Compare this, for example, with binder jet AM, which joins powder with an adhesive-like liquid – a rapid process. Then, however, the part must be heated to drive away the residual binder and join the powder, which shrinks the part, often unevenly. That can require up to 12 hours of process time followed by several hours of hot isostatic pressing. Binder jet printing may also require infiltration of another metal into the gaps. These essential processes all take time.
Nuburu is now demonstrating its blue laser technology for use in powder bed fusion additive manufacturing
Compare that to the blue laser fabrication process. The high density as-printed eliminates the need for extensive processing, and the printed parts exhibit essentially no shrinkage. In addition, conduction mode operation is inherently ‘more gentle’, minimising internal stresses and often obviating the need for annealing or hot isostatic pressing.
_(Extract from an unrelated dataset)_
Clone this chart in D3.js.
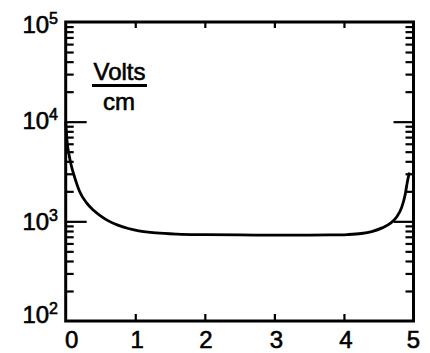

Blue laser printed parts can reach their final form simply with a surface polish.
Taken together, the higher rate of blue industrial laser AM and the minimal post-processing make a strong economic case for preferring blue laser AM for aluminium, steel, titanium, copper and other industrially important metals.
Living up to expectations
Fundamental physics and a history of excellent performance in welding led to an expectation that the blue industrial laser would excel in AM performance. The advantage was expected to be particularly striking for powder bed fusion, with its capability to produce detailed and accurate parts. Simply by replacing a PBF machine’s standard IR laser scanning system with the high-brightness AI-200 blue industrial laser and its own scanner, the high performance expectations are proving to be well-founded. Part quality is high, production times are low, and post-processing is minimised. Together, these advantages create a compelling case for adopting the blue industrial laser for AM applications.